Millions of Devices, Billions of Metrics
The OpenNMS network management platform has been around for 20 years. During that time monitoring needs have changed dramatically. Companies that used to only use their web page for basic sales information now rely on it and other network services to generate their revenue, and the amount of data available about how the network is performing and increased several orders of magnitude.
OpenNMS has grown with it. Traditional monitoring methods such as data collection via SNMP have grown in scale, so OpenNMS created Newts (https://newts.io) to handle those storage needs. Modern monitoring has switched to using telemetry data for both performance metrics and "flow" data (who is talking to who and for how long) using technologies such as sFlow and Netflow. OpenNMS Drift (http://docs.opennms.org/opennms/branches/develop/guide-admin/guide-admin...) can now gather that data and store it in Elasticsearch.

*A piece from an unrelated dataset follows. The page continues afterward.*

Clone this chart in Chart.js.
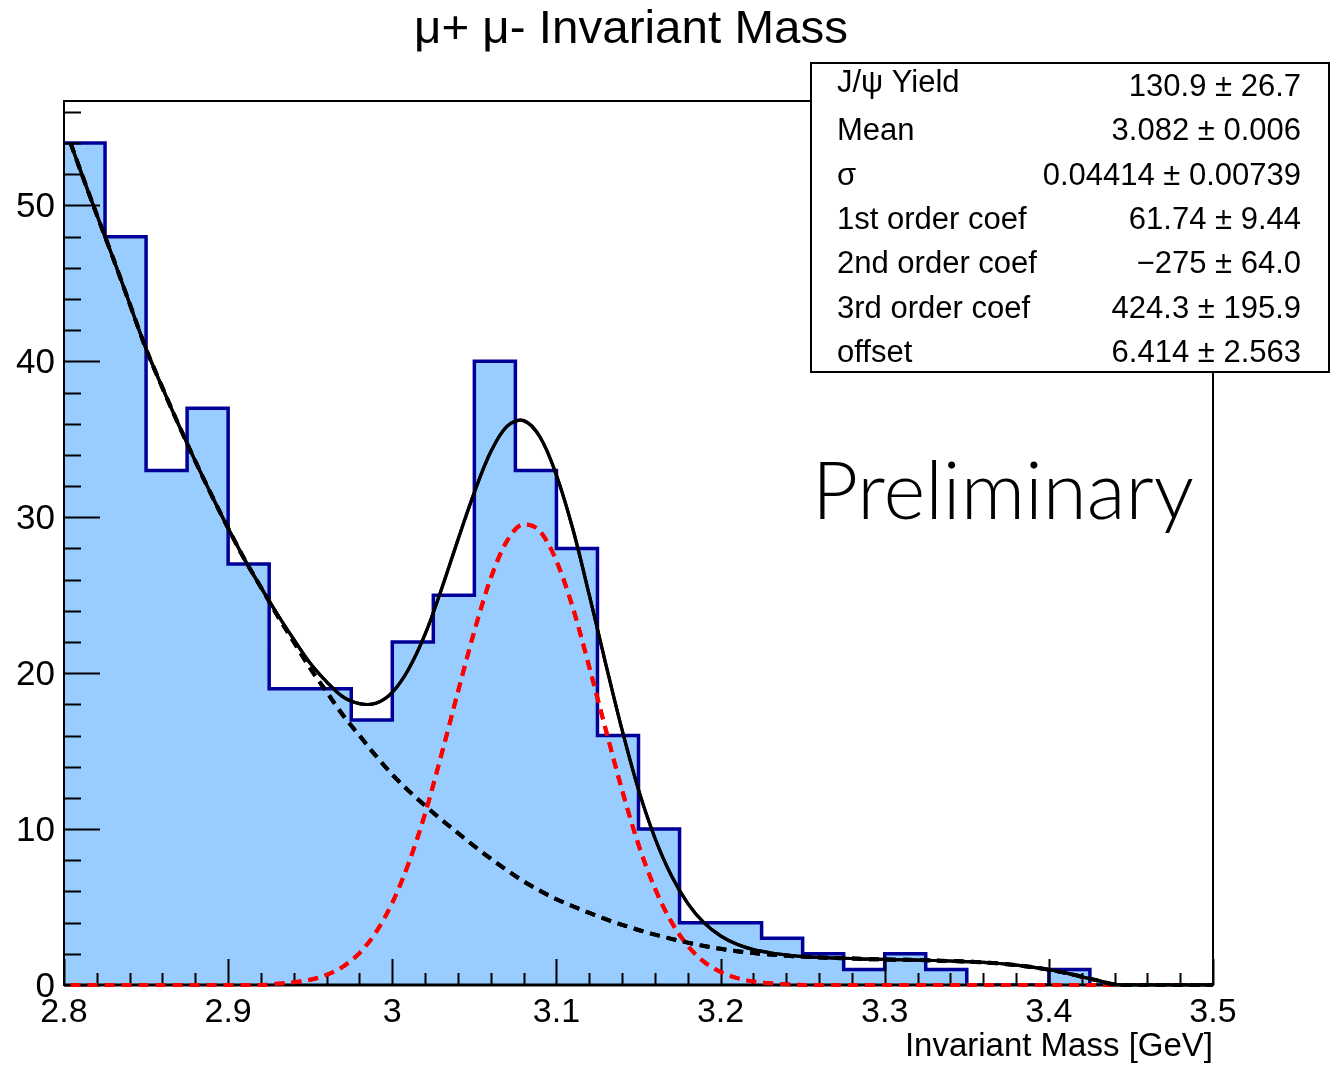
<!DOCTYPE html>
<html>
<head>
<meta charset="utf-8">
<script src="https://cdn.jsdelivr.net/npm/chart.js@4/dist/chart.umd.min.js"></script>
<style>
  body { margin: 0; background: #fff; }
  canvas { display: block; }
</style>
</head>
<body>
<canvas id="massChart" width="1334" height="1065"></canvas>
<script>
// histogram: 28 bins of 25 MeV from 2.8 to 3.5 GeV
const binLow = 2.8;
const binWidth = 0.025;
const counts = [54, 48, 33, 37, 27, 19, 19, 17, 22, 25, 40, 33, 28, 16, 10, 4, 4, 3, 2, 1, 2, 1, 0, 0, 1, 0, 0, 0];

const curveX = [2.804].concat(Array.from({ length: 70 }, (_, i) => +(2.81 + i * 0.01).toFixed(2)));

const totalFit = [54.0, 52.25, 49.4, 46.6, 43.7, 40.8, 38.3, 35.9, 33.6, 31.4,
    29.3, 27.3, 25.5, 23.78, 22.17, 20.64, 19.45, 18.48, 18.05, 18.07,
    18.77, 20.27, 22.5, 25.4, 28.55, 31.6, 34.2, 35.85, 36.2, 35.15,
    32.7, 29.25, 25.02, 20.62, 16.36, 12.53, 9.43, 7.02, 5.24, 3.98,
    3.15, 2.61, 2.27, 2.07, 1.93, 1.82, 1.77, 1.73, 1.7, 1.66,
    1.64, 1.62, 1.6, 1.57, 1.54, 1.5, 1.45, 1.38, 1.28, 1.15,
    0.98, 0.78, 0.53, 0.28, 0.03, 0, 0, 0, 0, 0, 0];

const backgroundFit = [54.0, 52.25, 49.4, 46.6, 43.7, 40.8, 38.3, 35.9, 33.6, 31.4,
    29.3, 27.3, 25.5, 23.7, 22.0, 20.3, 18.8, 17.3, 16.0, 14.7,
    13.5, 12.45, 11.5, 10.6, 9.75, 8.9, 8.1, 7.35, 6.65, 6.05,
    5.5, 5.05, 4.62, 4.22, 3.86, 3.53, 3.23, 2.96, 2.72, 2.5,
    2.32, 2.17, 2.05, 1.96, 1.88, 1.82, 1.77, 1.73, 1.7, 1.66,
    1.64, 1.62, 1.6, 1.57, 1.54, 1.5, 1.45, 1.38, 1.28, 1.15,
    0.98, 0.78, 0.53, 0.28, 0.03, 0, 0, 0, 0, 0, 0];

const signalFit = [0, 0, 0, 0, 0, 0, 0, 0, 0, 0,
    0, 0, 0, 0.08, 0.17, 0.34, 0.65, 1.18, 2.05, 3.37,
    5.27, 7.82, 11.0, 14.8, 18.8, 22.7, 26.1, 28.5, 29.55, 29.1,
    27.2, 24.2, 20.4, 16.4, 12.5, 9.0, 6.2, 4.06, 2.52, 1.48,
    0.83, 0.44, 0.22, 0.11, 0.05, 0, 0, 0, 0, 0,
    0, 0, 0, 0, 0, 0, 0, 0, 0, 0,
    0, 0, 0, 0, 0, 0, 0, 0, 0, 0, 0];

const xTickValues = [2.8, 2.9, 3.0, 3.1, 3.2, 3.3, 3.4, 3.5];
const xTickLabels = ['2.8', '2.9', '3', '3.1', '3.2', '3.3', '3.4', '3.5'];
const yTickValues = [0, 10, 20, 30, 40, 50];

const statLabels = ['J/\u03c8 Yield', 'Mean', '\u03c3', '1st order coef', '2nd order coef', '3rd order coef', 'offset'];
const statValues = ['130.9 \u00b1 26.7', '3.082 \u00b1 0.006', '0.04414 \u00b1 0.00739', '61.74 \u00b1 9.44',
    '\u2212275 \u00b1 64.0', '424.3 \u00b1 195.9', '6.414 \u00b1 2.563'];

const yMax = 56.7;
const FONT = '"Liberation Sans", Arial, sans-serif';

const histPoints = counts.map((c, i) => ({ x: binLow + i * binWidth, y: c }));
histPoints.push({ x: binLow + counts.length * binWidth, y: counts[counts.length - 1] });

const toPoints = (ys) => curveX.map((x, i) => ({ x: x, y: ys[i] }));

function drawText(ctx, text, x, y, font, align, width) {
    ctx.font = font;
    ctx.textAlign = align;
    ctx.textBaseline = 'alphabetic';
    if (width) {
        const s = width / ctx.measureText(text).width;
        ctx.save();
        ctx.translate(x, y);
        ctx.scale(s, 1);
        ctx.fillText(text, 0, 0);
        ctx.restore();
    } else {
        ctx.fillText(text, x, y);
    }
}

// ROOT style frame, inward ticks, labels, stats box
const rootFrame = {
    id: 'rootFrame',
    afterDatasetsDraw(chart) {
        const { ctx, chartArea: a, scales: { x, y } } = chart;
        ctx.save();
        ctx.strokeStyle = '#000';
        ctx.fillStyle = '#000';

        // ticks
        ctx.lineWidth = 2;
        ctx.beginPath();
        for (let i = 0; i <= 28; i++) {
            const py = Math.round(y.getPixelForValue(i * 2)) + 0.5;
            const len = i % 5 === 0 ? 36 : 17;
            ctx.moveTo(a.left, py);
            ctx.lineTo(a.left + len, py);
        }
        for (let i = 0; i <= 35; i++) {
            const px = Math.round(x.getPixelForValue(binLow + i * 0.02)) + 0.5;
            const len = i % 5 === 0 ? 26 : 12;
            ctx.moveTo(px, a.bottom);
            ctx.lineTo(px, a.bottom - len);
        }
        ctx.stroke();

        // frame
        ctx.lineWidth = 2;
        ctx.strokeRect(a.left, a.top, a.right - a.left, a.bottom - a.top);
        ctx.lineWidth = 3;
        ctx.beginPath();
        ctx.moveTo(a.left, a.bottom);
        ctx.lineTo(a.right, a.bottom);
        ctx.stroke();
        ctx.restore();

        // fit curves go over the axis line, as in the original
        [2, 1, 0].forEach((i) => chart.getDatasetMeta(i).controller.draw());

        ctx.save();
        ctx.fillStyle = '#000';
        ctx.strokeStyle = '#000';

        // tick labels
        xTickValues.forEach((v, i) => {
            drawText(ctx, xTickLabels[i], x.getPixelForValue(v), 1022, '34px ' + FONT, 'center');
        });
        yTickValues.forEach((v) => {
            drawText(ctx, String(v), 55, y.getPixelForValue(v) + 12, '35px ' + FONT, 'right');
        });

        // titles
        drawText(ctx, '\u03bc+ \u03bc- Invariant Mass', 631, 43, '46px ' + FONT, 'center', 434);
        drawText(ctx, 'Invariant Mass [GeV]', a.right, 1056, '33px ' + FONT, 'right');

        // stats box
        ctx.fillStyle = '#fff';
        ctx.fillRect(811, 63, 518, 309);
        ctx.lineWidth = 2;
        ctx.strokeRect(811, 63, 518, 309);
        ctx.fillStyle = '#000';
        statLabels.forEach((t, i) => {
            const base = 96 + i * 44.3;
            drawText(ctx, t, 837, i === 0 ? base - 4 : base, '31px ' + FONT, 'left');
            drawText(ctx, statValues[i], 1301, base, '31px ' + FONT, 'right');
        });

        drawText(ctx, 'Preliminary', 812, 519, '300 80px Lato, "Open Sans", sans-serif', 'left', 382);
        ctx.restore();
    }
};

new Chart(document.getElementById('massChart'), {
    type: 'line',
    data: {
        datasets: [
            {
                label: 'total fit',
                data: toPoints(totalFit),
                borderColor: '#000000',
                borderWidth: 3.2,
                tension: 0.35,
                pointRadius: 0,
                fill: false
            },
            {
                label: 'background',
                data: toPoints(backgroundFit),
                borderColor: '#000000',
                borderWidth: 4,
                borderDash: [10, 7],
                cubicInterpolationMode: 'monotone',
                pointRadius: 0,
                fill: false
            },
            {
                label: 'J/psi signal',
                data: toPoints(signalFit),
                borderColor: '#ff0000',
                borderWidth: 4,
                borderDash: [10, 7],
                cubicInterpolationMode: 'monotone',
                pointRadius: 0,
                fill: false
            },
            {
                label: 'data',
                data: histPoints,
                stepped: true,
                borderColor: '#000099',
                borderWidth: 3.5,
                backgroundColor: '#99ccff',
                pointRadius: 0,
                fill: 'origin'
            }
        ]
    },
    options: {
        responsive: false,
        animation: false,
        devicePixelRatio: 1,
        events: [],
        layout: { padding: { left: 64, top: 101, right: 121, bottom: 80 } },
        plugins: {
            legend: { display: false },
            tooltip: { enabled: false }
        },
        scales: {
            x: { type: 'linear', min: 2.8, max: 3.5, display: false },
            y: { type: 'linear', min: 0, max: yMax, display: false }
        }
    },
    plugins: [rootFrame]
});
</script>
</body>
</html>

The question then became how to analyze such large amounts of information. OpenNMS was integrated with the open source visualization tool Grafana to be able to "roll up" metrics into useful reports for operators, but when it came to dealing with alarm conditions operators were still overwhelmed.
Thus the Architecture for Learning Enabled Correlation (ALEC) was created (https://alec.opennms.com/alec/2.0.0-snapshot/). This framework is able to automatically create an inventory model from the OpenNMS database and then to associate alarms within that model. This information is then fed to a correlation engine such as DBSCAN or a deep learning engine based on Tensorflow.
Once properly trained ALEC will cluster large numbers of alarms into "situations" when can then be presented to operators for corrective action.
This presentation will demonstrate how these features of OpenNMS work and how they can be applied to meet complex monitoring needs. OpenNMS is 100% open source and all the features presented are available as free software.